「海行かば」軍歌か鎮魂か 一部市民から指摘…市教委、公演の後援見送り

 千葉県八千代市で3日に開催される民間団体主催の歌のイベントを毎年後援してきた八千代市教委が、今回は後援を見送ることを決め波紋を広げている。イベントの中で歌う予定の「海行かば」をめぐり、一部の市民から「軍歌を歌うイベントの後援は好ましくない」との指摘があったためだ。主催者側は市教委の姿勢を批判し、「そもそも『海行かば』は軍歌ではなく鎮魂歌だ」と反発、法的な対抗策も検討する構えを見せている。

 イベントの名称は「日本の心を歌う集い」。唱歌などに表れる日本の美しい言葉と旋律で、感動を共有しようとするのが目的。平成28年から行われており、今年で3回目となる。
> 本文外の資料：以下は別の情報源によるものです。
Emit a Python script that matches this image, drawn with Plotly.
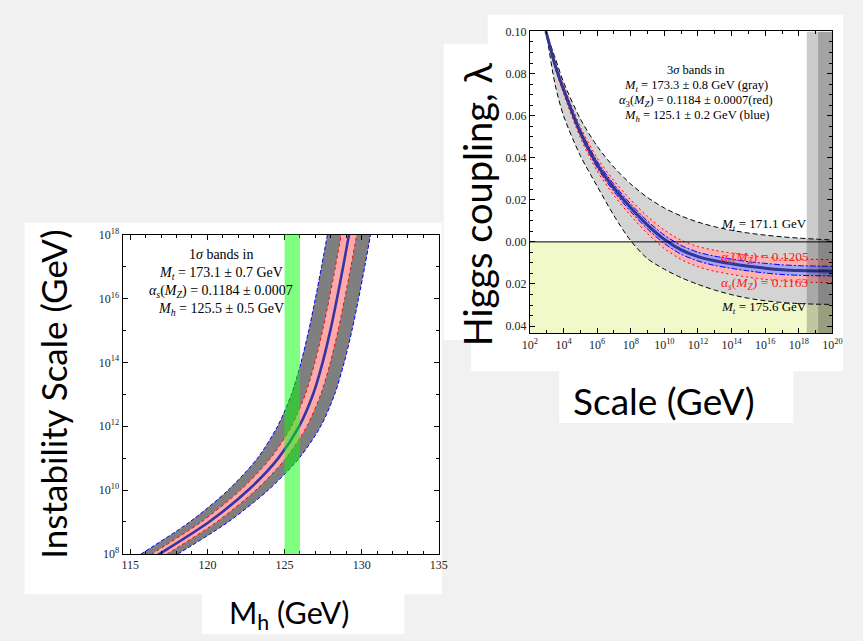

 実行委によると、過去2回はいずれも、八千代市と同市教委が後援に名を連ねていた。昨秋に例年通り後援を申請したが市教委が見送ったため、主催者側が審査請求を行って理由を尋ねたところ、「社会通念上、軍歌とされる『海行かば』が歌われる」「この歌を歌えば戦争賛美、戦死賛美を助長しかねない」といった理由が示されたという。一方、市は今回も後援を決め、対応が分かれた。

 市教委教育総務課の担当者は取材に対し、市民から「軍歌を歌うのは好ましくない」との声が寄せられたことが後援を見送った背景にあると明かし、「『海行かば』は作られた経緯から軍歌だと思っている」「今回も『海行かば』を歌うかどうか主催者に確認したが、期限までにプログラムの提出がなかったため、後援申請を不承認にした」と説明した。